Lexbase : Quelles seraient les mesures véritablement efficaces que l'État pourrait prendre pour améliorer la situation ?
Clémence Du Rostu : À suivre les décisions rendues dans ce domaine, la carence de l’État réside principalement dans le fait qu’il n’a pas adopté les mesures suffisantes pour éviter le franchissement des seuils de pollution dans le cadre des PPA. Certains de ces plans ont d’ailleurs émergé ou ont été révisés très tardivement. Il est donc utile que l’État veille, dans l’élaboration des PPA, à adopter des mesures concrètes et efficaces. La mise en œuvre de ces PPA doit également être contrôlée afin d’assurer l’effectivité de la politique de lutte contre la pollution.

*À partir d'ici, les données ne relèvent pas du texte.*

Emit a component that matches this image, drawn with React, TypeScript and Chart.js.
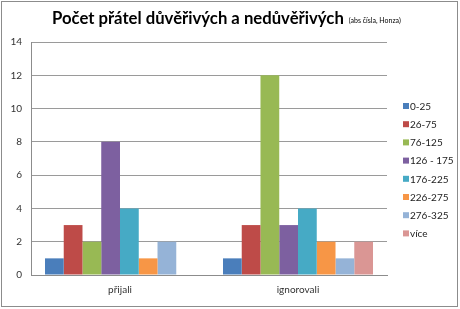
import React, { useEffect, useRef } from "react";
import { Chart, registerables } from "chart.js";

Chart.register(...registerables);

const categories = ["přijali", "ignorovali"];
const seriesLabels = ["0-25", "26-75", "76-125", "126 - 175", "176-225", "226-275", "276-325", "více"];
const s0_25 = [1, 1];
const s26_75 = [3, 3];
const s76_125 = [2, 12];
const s126_175 = [8, 3];
const s176_225 = [4, 4];
const s226_275 = [1, 2];
const s276_325 = [2, 1];
const sVice = [0, 2];
const yTicks = [0, 2, 4, 6, 8, 10, 12, 14];
const colors = ["#4A7EBB", "#BE4B48", "#98B954", "#7D60A0", "#46AAC5", "#F79646", "#95B3D7", "#DA9694"];
const titleMain = "Počet přátel důvěřivých a nedůvěřivých";
const titleSub = "(abs čísla, Honza)";

const FONT = "Lato, 'Open Sans', sans-serif";

export default function App() {
  const ref = useRef<HTMLCanvasElement>(null);
  useEffect(() => {
    const values = [s0_25, s26_75, s76_125, s126_175, s176_225, s226_275, s276_325, sVice];
    const frame = {
      id: "frame",
      afterDraw(chart: any) {
        const ctx = chart.ctx;
        ctx.save();
        ctx.strokeStyle = "#8c8c8c";
        ctx.lineWidth = 1;
        ctx.strokeRect(1.5, 1.5, 456, 305);
        ctx.fillStyle = "#000";
        ctx.textBaseline = "alphabetic";
        ctx.textAlign = "left";
        ctx.font = `bold 16.7px ${FONT}`;
        const w1 = ctx.measureText(titleMain).width;
        const x0 = 52;
        ctx.fillText(titleMain, x0, 24);
        ctx.font = `7px ${FONT}`;
        ctx.fillText(titleSub, x0 + w1 + 5, 23);
        const ds = chart.data.datasets;
        ctx.font = `10px ${FONT}`;
        ctx.textBaseline = "middle";
        for (let i = 0; i < ds.length; i++) {
          const y = 106 + i * 18.2;
          ctx.fillStyle = ds[i].backgroundColor;
          ctx.fillRect(403, y - 3, 6, 6);
          ctx.fillStyle = "#222";
          ctx.fillText(ds[i].label, 410, y + 0.5);
        }
        ctx.restore();
      },
    };
    const chart = new Chart(ref.current!, {
      type: "bar",
      data: {
        labels: categories,
        datasets: seriesLabels.map((l, i) => ({
          label: l,
          data: values[i],
          backgroundColor: colors[i],
          borderWidth: 0,
          barPercentage: 1,
          categoryPercentage: 0.843,
        })),
      },
      options: {
        animation: false,
        responsive: false,
        maintainAspectRatio: false,
        layout: { padding: { top: 42, right: 73, left: 0, bottom: 0 } },
        plugins: { legend: { display: false }, title: { display: false }, tooltip: { enabled: false } },
        scales: {
          x: {
            grid: { display: false, drawTicks: false },
            border: { display: true, color: "#8c8c8c", width: 1 },
            ticks: { color: "#333", font: { family: FONT, size: 10 }, padding: 9 },
            afterFit: (s: any) => { s.height = 34; },
          },
          y: {
            min: 0,
            max: 14,
            afterBuildTicks: (s: any) => { s.ticks = yTicks.map((v) => ({ value: v })); },
            grid: { color: "#9a9a9a", lineWidth: 1, drawTicks: false },
            border: { display: true, color: "#8c8c8c", width: 1 },
            ticks: { color: "#333", font: { family: FONT, size: 10 }, padding: 9 },
            afterFit: (s: any) => { s.width = 31; },
          },
        },
      },
      plugins: [frame],
    });
    return () => chart.destroy();
  }, []);
  return (
    <div style={{ position: "fixed", left: 0, top: 0, width: 460, height: 309, background: "#fff" }}>
      <canvas ref={ref} width={460} height={309} style={{ display: "block", width: 460, height: 309 }} />
    </div>
  );
}
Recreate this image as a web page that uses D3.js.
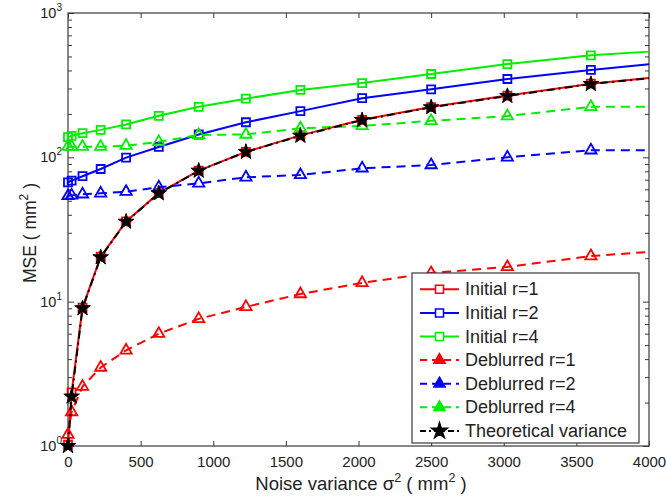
<!DOCTYPE html>
<html>
<head>
<meta charset="utf-8">
<script src="https://cdn.jsdelivr.net/npm/d3@7"></script>
<style>
  html, body { margin: 0; padding: 0; background: #fff; }
  svg { display: block; font-family: "Liberation Sans", Arial, sans-serif; }
</style>
</head>
<body>
<svg id="chart" width="666" height="500"></svg>
<script>
// ---- Data ----
const xValues      = [0, 25, 100, 225, 400, 625, 900, 1225, 1600, 2025, 2500, 3025, 3600, 4000];
const initialR1    = [1.02, 2.35, 9.1, 20.5, 36, 56.5, 81, 109, 142, 182, 223, 268, 324, 355];
const initialR2    = [67, 69, 74, 83, 99.5, 118, 144, 175, 209, 257, 296, 349, 403, 441];
const initialR4    = [138, 141, 147, 155, 169, 194, 224, 255, 293, 327, 378, 443, 509, 540];
const deblurredR1  = [1.2, 1.72, 2.58, 3.5, 4.6, 6.0, 7.6, 9.2, 11.3, 13.5, 15.8, 17.4, 20.7, 22.1];
const deblurredR2  = [54, 54.5, 55.5, 56.3, 57.8, 62, 66, 72.7, 75.5, 84, 88.5, 100, 112, 112];
const deblurredR4  = [118.6, 118.6, 118.6, 118.6, 120.5, 128, 143, 144, 159, 165, 179, 193, 224, 224];
const theoretical  = [1, 2.2, 9.0, 20.3, 35.8, 56.3, 80.8, 109, 141, 181, 222, 266, 322, 353];

const seriesNames  = ["Initial r=1", "Initial r=2", "Initial r=4",
                      "Deblurred r=1", "Deblurred r=2", "Deblurred r=4",
                      "Theoretical variance"];
const xTicks = [0, 500, 1000, 1500, 2000, 2500, 3000, 3500, 4000];
const yTickExps = [0, 1, 2, 3];

// ---- Styles ----
const series = [
  {name: seriesNames[0], values: initialR1,   color: "#ff0000", dash: null,        marker: "square"},
  {name: seriesNames[1], values: initialR2,   color: "#0000ff", dash: null,        marker: "square"},
  {name: seriesNames[2], values: initialR4,   color: "#00ee00", dash: null,        marker: "square"},
  {name: seriesNames[3], values: deblurredR1, color: "#ff0000", dash: "9,6",       marker: "triangle"},
  {name: seriesNames[4], values: deblurredR2, color: "#0000ff", dash: "9,6",       marker: "triangle"},
  {name: seriesNames[5], values: deblurredR4, color: "#00ee00", dash: "9,6",       marker: "triangle"},
  {name: seriesNames[6], values: theoretical, color: "#000000", dash: "8,4,2,4",   marker: "star"}
];

const svg = d3.select("#chart");
const margin = {left: 68, top: 13, right: 17, bottom: 54};
const W = 666, H = 500;
const pw = W - margin.left - margin.right;   // 581
const ph = H - margin.top - margin.bottom;   // 433

const x = d3.scaleLinear().domain([0, 4000]).range([margin.left, margin.left + pw]);
const y = d3.scaleLog().domain([1, 1000]).range([margin.top + ph, margin.top]);

const axisColor = "#3a3a3a";
const textColor = "#222";

// frame
svg.append("rect")
  .attr("x", margin.left).attr("y", margin.top)
  .attr("width", pw).attr("height", ph)
  .attr("fill", "#fff").attr("stroke", axisColor).attr("stroke-width", 1.2);

// x axes (bottom & top), ticks inward
const xb = svg.append("g").attr("transform", `translate(0,${margin.top + ph})`)
  .call(d3.axisBottom(x).tickValues(xTicks).tickSize(-5).tickPadding(10).tickFormat(d3.format("d")));
const xt = svg.append("g").attr("transform", `translate(0,${margin.top})`)
  .call(d3.axisTop(x).tickValues(xTicks).tickSize(-5).tickFormat(""));
[xb, xt].forEach(g => {
  g.select(".domain").remove();
  g.selectAll("line").attr("stroke", axisColor);
});
xb.selectAll("text").attr("font-size", 15).attr("fill", textColor)
  .attr("font-family", "Liberation Sans, Arial, sans-serif");

// y minor ticks
const minorVals = [];
for (let e = 0; e < 3; e++) for (let k = 2; k <= 9; k++) minorVals.push(k * Math.pow(10, e));
const majorVals = yTickExps.map(e => Math.pow(10, e));

const yl = svg.append("g").attr("transform", `translate(${margin.left},0)`)
  .call(d3.axisLeft(y).tickValues(majorVals).tickSize(-6).tickFormat(""));
const ylm = svg.append("g").attr("transform", `translate(${margin.left},0)`)
  .call(d3.axisLeft(y).tickValues(minorVals).tickSize(-4).tickFormat(""));
const yr = svg.append("g").attr("transform", `translate(${margin.left + pw},0)`)
  .call(d3.axisRight(y).tickValues(majorVals).tickSize(-6).tickFormat(""));
const yrm = svg.append("g").attr("transform", `translate(${margin.left + pw},0)`)
  .call(d3.axisRight(y).tickValues(minorVals).tickSize(-4).tickFormat(""));
[yl, ylm, yr, yrm].forEach(g => {
  g.select(".domain").remove();
  g.selectAll("line").attr("stroke", axisColor);
});

// y tick labels 10^n
const yLab = svg.append("g");
yTickExps.forEach(e => {
  const t = yLab.append("text")
    .attr("x", margin.left - 6)
    .attr("y", y(Math.pow(10, e)) + 5)
    .attr("text-anchor", "end")
    .attr("font-size", 14.5)
    .attr("fill", textColor);
  t.append("tspan").text("10");
  t.append("tspan").attr("dy", -7).attr("font-size", 10).text(String(e));
});

// axis labels
const xLabel = svg.append("text")
  .attr("x", 361).attr("y", 490)
  .attr("text-anchor", "middle")
  .attr("font-size", 18.5).attr("fill", textColor);
xLabel.append("tspan").text("Noise variance \u03C3");
xLabel.append("tspan").attr("dy", -8).attr("font-size", 12.5).text("2");
xLabel.append("tspan").attr("dy", 8).text(" ( mm");
xLabel.append("tspan").attr("dy", -8).attr("font-size", 12.5).text("2");
xLabel.append("tspan").attr("dy", 8).text(" )");

const yLabel = svg.append("text")
  .attr("transform", `translate(36,233) rotate(-90)`)
  .attr("text-anchor", "middle")
  .attr("font-size", 17.5).attr("fill", textColor);
yLabel.append("tspan").text("MSE ( mm");
yLabel.append("tspan").attr("dy", -8).attr("font-size", 12).text("2");
yLabel.append("tspan").attr("dy", 8).text(" )");

// ---- series ----
const symbolFor = m => m === "square" ? d3.symbol(d3.symbolSquare, 64)
                    : m === "triangle" ? d3.symbol(d3.symbolTriangle, 55)
                    : d3.symbol(d3.symbolStar, 75);

const line = d3.line().x(d => x(d.x)).y(d => y(d.y));
const plotG = svg.append("g");

series.forEach(s => {
  const pts = xValues.map((xv, i) => ({x: xv, y: s.values[i]}));
  plotG.append("path")
    .datum(pts)
    .attr("d", line)
    .attr("fill", "none")
    .attr("stroke", s.color)
    .attr("stroke-width", 2)
    .attr("stroke-dasharray", s.dash);
  // markers at measured points (the final x=4000 point only extends the line)
  plotG.append("g").selectAll("path")
    .data(pts.slice(0, -1))
    .join("path")
    .attr("d", symbolFor(s.marker)())
    .attr("transform", d => `translate(${x(d.x)},${y(d.y)})`)
    .attr("fill", s.marker === "star" ? s.color : "none")
    .attr("stroke", s.color)
    .attr("stroke-width", s.marker === "star" ? 1 : 1.8);
});

// ---- legend ----
const lg = svg.append("g");
const lx0 = 412, ly0 = 273, lw = 227, lh = 170;
lg.append("rect").attr("x", lx0).attr("y", ly0).attr("width", lw).attr("height", lh)
  .attr("fill", "#fff").attr("stroke", axisColor).attr("stroke-width", 1.2);
series.forEach((s, i) => {
  const cy = 289.3 + i * 23.6;
  lg.append("line")
    .attr("x1", 420).attr("x2", 459).attr("y1", cy).attr("y2", cy)
    .attr("stroke", s.color).attr("stroke-width", 2)
    .attr("stroke-dasharray", s.dash ? (s.marker === "star" ? "6,3,2,3" : "7,5") : null);
  lg.append("path")
    .attr("d", symbolFor(s.marker)())
    .attr("transform", `translate(439.5,${cy})`)
    .attr("fill", s.marker === "square" ? "#fff" : s.color)
    .attr("stroke", s.color).attr("stroke-width", 1.5);
  lg.append("text")
    .attr("x", 465).attr("y", cy + 6)
    .attr("font-size", 18).attr("fill", textColor)
    .text(s.name);
});
</script>
</body>
</html>
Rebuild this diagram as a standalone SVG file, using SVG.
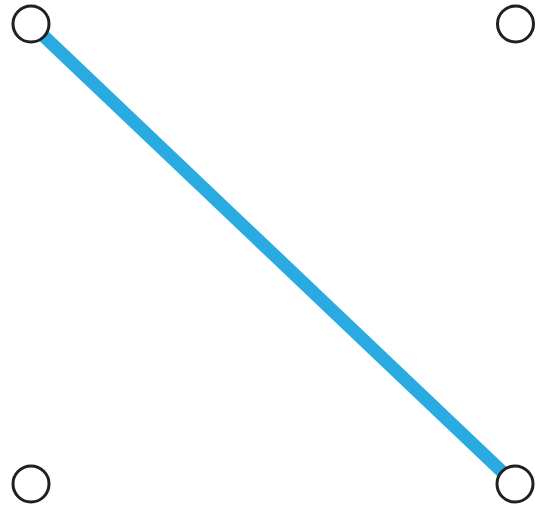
<svg xmlns="http://www.w3.org/2000/svg" width="540" height="506" viewBox="0 0 540 506">
<style>
.node circle{fill:#ffffff;stroke:#231f20;stroke-width:3}
.edge{stroke:#29abe2;stroke-width:13;fill:none}
</style>
<rect width="540" height="506" fill="#ffffff"/>
<g id="connectors">
<line class="edge" x1="31" y1="24" x2="515" y2="484"/>
</g>
<g id="n1" class="node"><circle cx="31" cy="24" r="18"/></g>
<g id="n2" class="node"><circle cx="515.5" cy="24" r="18"/></g>
<g id="n3" class="node"><circle cx="31" cy="484" r="18"/></g>
<g id="n4" class="node"><circle cx="515" cy="484" r="18"/></g>
</svg>
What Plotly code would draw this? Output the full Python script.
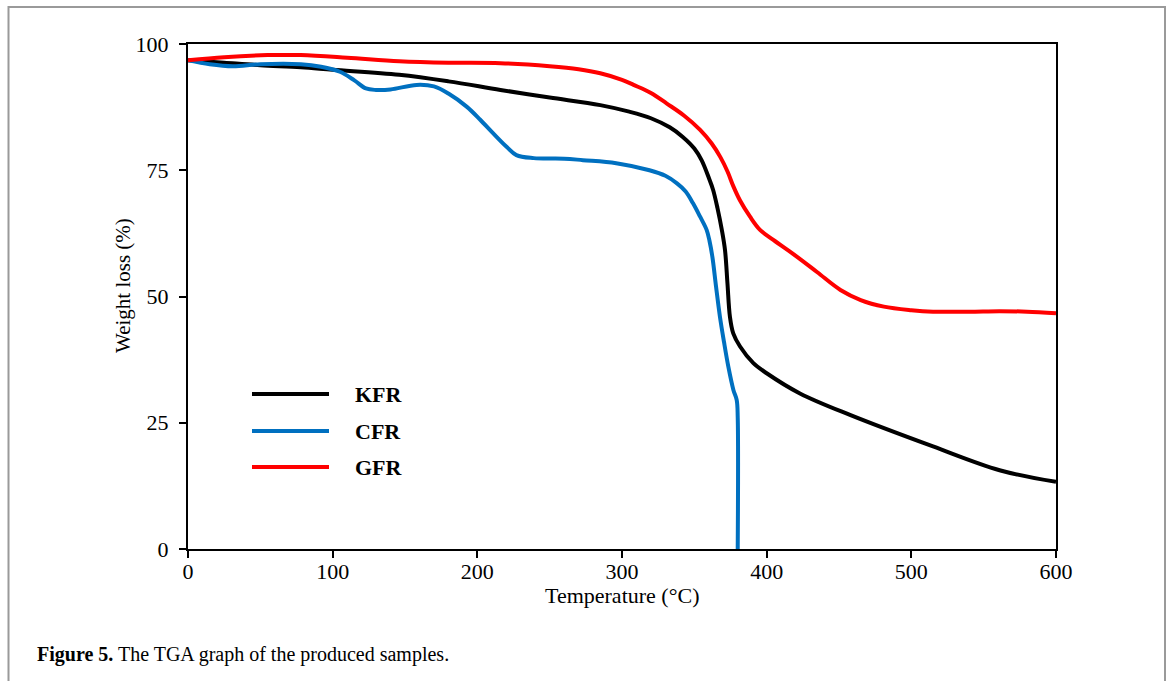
import plotly.graph_objects as go

# ---- data ----
kfr_x = [0, 25, 50, 78, 100, 146, 180, 216, 250, 285, 305, 320, 333, 342, 350, 355, 360, 363, 366, 369,
         371.2, 372.9, 374.6, 376.9, 381.6, 390.8, 400, 423, 458, 515, 561, 600]
kfr_y = [96.8, 96.3, 95.8, 95.4, 94.9, 93.9, 92.6, 90.9, 89.4, 87.9, 86.6, 85.3, 83.5, 81.6, 79.3, 77.0,
         73.5, 71.1, 67.5, 63.2, 59.2, 52.6, 46.0, 42.7, 40.1, 36.8, 34.8, 30.8, 26.5, 20.3, 15.6, 13.3]

cfr_x = [0, 15, 31, 50, 78, 92, 105, 115, 123, 130, 140, 158, 170, 180, 192.6, 202, 211, 220, 227, 239,
         260, 273, 296, 319, 330, 338, 344, 349, 354, 358.5, 360.5, 362.5, 365, 367.7, 370.5, 373.5, 377,
         379.3, 380, 380]
cfr_y = [96.8, 96.0, 95.6, 96.0, 96.0, 95.5, 94.5, 92.8, 91.2, 90.9, 91.0, 91.9, 91.6, 90.2, 87.6, 85.0,
         82.3, 79.7, 78.0, 77.4, 77.3, 77.0, 76.4, 75.0, 73.9, 72.4, 70.8, 68.5, 65.8, 63.2, 61.0, 57.8,
         52.0, 46.0, 41.0, 36.1, 31.5, 29.5, 26.0, 0.0]

gfr_x = [0, 25, 55, 78, 110, 146, 180, 216, 250, 270, 285, 300, 308, 320, 331, 343, 354, 362, 368, 373,
         377, 381.6, 388.5, 395.4, 404.6, 420.8, 435, 451, 465, 481, 500, 515, 540, 561, 580, 600]
gfr_y = [96.8, 97.4, 97.8, 97.8, 97.3, 96.6, 96.3, 96.2, 95.6, 95.0, 94.2, 92.9, 91.9, 90.3, 88.2, 85.8,
         83.0, 80.3, 77.6, 74.7, 71.8, 69.0, 65.8, 63.2, 61.2, 57.9, 54.8, 51.3, 49.3, 48.0, 47.3, 47.0,
         47.0, 47.1, 47.0, 46.7]

series_names = ["KFR", "CFR", "GFR"]
series_colors = ["#000000", "#0070C0", "#FF0000"]

x_ticks = [0, 100, 200, 300, 400, 500, 600]
y_ticks = [0, 25, 50, 75, 100]

FONT = "Liberation Serif, Times New Roman, serif"

fig = go.Figure()
for name, xs, ys, col in zip(series_names, [kfr_x, cfr_x, gfr_x], [kfr_y, cfr_y, gfr_y], series_colors):
    fig.add_trace(go.Scatter(x=xs, y=ys, mode="lines", name=name,
                             line=dict(color=col, width=4, shape="spline", smoothing=1.0),
                             showlegend=False, hoverinfo="skip"))

W, H = 1171, 681
L, R, T, B = 188, 1056, 44, 549
pw, ph = R - L, B - T

def px(xp):
    return (xp - L) / pw

def py(yp):
    return (B - yp) / ph

fig.update_layout(
    width=W, height=H,
    margin=dict(l=L, r=W - R, t=T, b=H - B),
    paper_bgcolor="white", plot_bgcolor="white",
    font=dict(family=FONT, size=22, color="black"),
    xaxis=dict(range=[0, 600], tickvals=x_ticks, ticks="outside", ticklen=7, tickwidth=2,
               tickcolor="black", showline=True, linewidth=2, linecolor="black", mirror=True,
               showgrid=False, zeroline=False, tickfont=dict(family=FONT, size=22),
               ticklabelstandoff=-5),
    yaxis=dict(range=[0, 100], tickvals=y_ticks, ticks="outside", ticklen=7, tickwidth=2,
               tickcolor="black", showline=True, linewidth=2, linecolor="black", mirror=True,
               showgrid=False, zeroline=False, tickfont=dict(family=FONT, size=22),
               ticklabelstandoff=6),
)

# axis titles
fig.add_annotation(x=px(622), y=py(595), xref="paper", yref="paper", text="Temperature (°C)",
                   showarrow=False, font=dict(family=FONT, size=22), xanchor="center", yanchor="middle")
fig.add_annotation(x=px(123), y=py(286), xref="paper", yref="paper", text="Weight loss (%)",
                   textangle=-90, showarrow=False, font=dict(family=FONT, size=21),
                   xanchor="center", yanchor="middle")

# custom legend
leg_y = [394, 431, 467]
for name, col, yy in zip(series_names, series_colors, leg_y):
    fig.add_shape(type="line", xref="paper", yref="paper", x0=px(252), x1=px(329), y0=py(yy), y1=py(yy),
                  line=dict(color=col, width=4))
    fig.add_annotation(x=px(353), y=py(yy), xref="paper", yref="paper", text="<b>%s</b>" % name,
                       showarrow=False, xanchor="left", yanchor="middle",
                       font=dict(family=FONT, size=22, color="black"))

# caption
fig.add_annotation(x=px(35), y=py(654), xref="paper", yref="paper",
                   text="<b>Figure 5.</b> The TGA graph of the produced samples.",
                   showarrow=False, xanchor="left", yanchor="middle",
                   font=dict(family=FONT, size=20, color="black"))

# outer frame
fig.add_shape(type="rect", xref="paper", yref="paper", x0=px(8.5), x1=px(1165), y0=py(700), y1=py(7),
              line=dict(color="#9a9a9a", width=2), fillcolor="rgba(0,0,0,0)", layer="below")

fig.write_html("out.html", config={"displayModeBar": False},
               post_script="document.body.style.margin='0';document.body.style.overflow='hidden';")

Aucune carence n’est en revanche reprochée, dans les espèces examinées, aux services déconcentrés de l’État dans la gestion de la pollution ou des pics de pollution au niveau local. Il semble donc utile de renforcer encore les actions à ce niveau pour plus d’efficacité. L’État peut également s’appuyer sur des acteurs publics locaux qui contribuent également à réduire la pollution de l’air (on peut par exemple citer la mise en place des ZFE).
[1] CJUE, 24 octobre 2019, aff. C-636/18 N° Lexbase : A3317ZSN.
[2] CJUE, 28 avril 2022, aff. C-286/21 N° Lexbase : A92717UW.
[3] CE, 12 juillet 2017, n° 394254 N° Lexbase : A6547WMG.
[4] CE, 10 juillet 2020, n° 428409 N° Lexbase : A17963RX et CE, 24 novembre 2023, n° 428409 N° Lexbase : A477014G.
[5] CE, 25 avril 2025, n° 428409 N° Lexbase : A58514ZQ.
[6] CAA Paris, 11 mars 2021, n° 19PA02873 N° Lexbase : A93874KU.
[7] CAA Paris, 9 octobre 2024, n° 23PA03742 N° Lexbase : A452059B et n° 23PA03743 N° Lexbase : A4488594.
[8] Pollution dans la vallée de l'Arve, Vers la fin de l'asphyxie ?, site Air et Santé.
[9] Plan de protection de l'atmosphère de la vallée de l'Arve, site de la préfecture de Haute-Savoie.
[10] CJUE, 24 octobre 2019, aff. C-636/18, préc.
[11] CE, 12 juillet 2017, n° 394254, préc.
[12] CE, 10 juillet 2020 n° 428409 et CE, 24 novembre 2023, n° 428409.
[13] CAA Lyon, 13 décembre 2023, n° 21LY00245 N° Lexbase : A666918I.
[14] Pour une décision similaire, voir CAA Versailles, 23 mai 2023, n° 19VE03054 N° Lexbase : A62899WT.